Per quanto concerne «l’albero di fichi d’India», di cui parla Mendelssohn, crediamo che sia quello piantato, inavvertitamente, nel 1805 dalla contessa Elisa von der Recke, la quale così scrive nel suo diario: «Ho visto un fico d’India dal tronco immenso con un diametro di almeno un braccio e mezzo con foglie lunghe un braccio. Questa pianta racchiude una tale potenza di vegetazione che un pezzettino d’una foglia, gettato a caso a terra, vi si abbarbica e spuntano nuove foglie. Avevo messo quasi inavvertitamente una di queste foglie in un vaso da fiori e, l’anno dopo, uno dei miei amici che viaggiava in Italia venne ad Ischia e il nostro ospite gli mostrò una pianta già grande e vigorosa sbocciata da quella foglia».
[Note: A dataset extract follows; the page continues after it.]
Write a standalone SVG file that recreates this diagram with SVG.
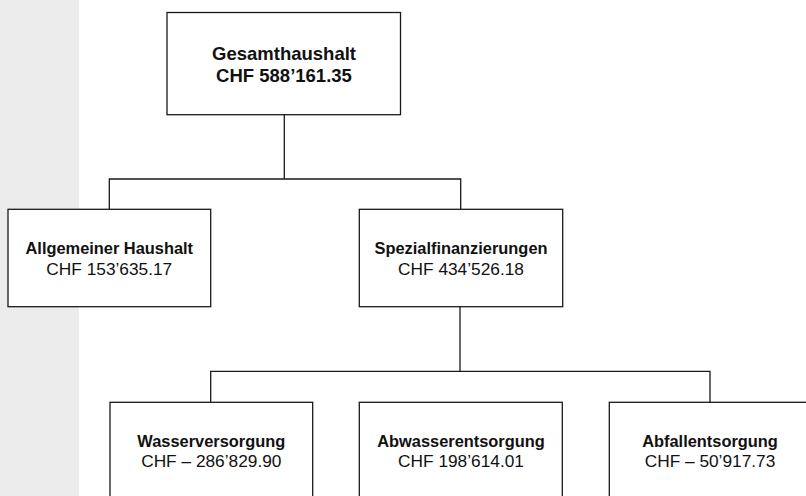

La contessa De la Recke parla di una piccola contrada «che consiste in tre case e una cappella, tutto proprietà del nostro ospite, il sacerdote don Tommaso»; Haller, invece, parla «d’un gruppo di belle case». La contrada, in realtà, comportava un buon numero di case, per lo più con pianterreno e primo piano, ed era abitata, nel 1798, da 300 persone, secondo il par¬roco D. Rinaldo Monti, da oltre 100 secondo una relazione dello stesso anno del vicario generale della Curia Vescovile, D. Matteo Madonna. La contrada era di difficile accesso, come ben dimostra la descrizione della contessa von der Recke, e le piogge rendevano la strada spesse volte inagibile e pericolosa.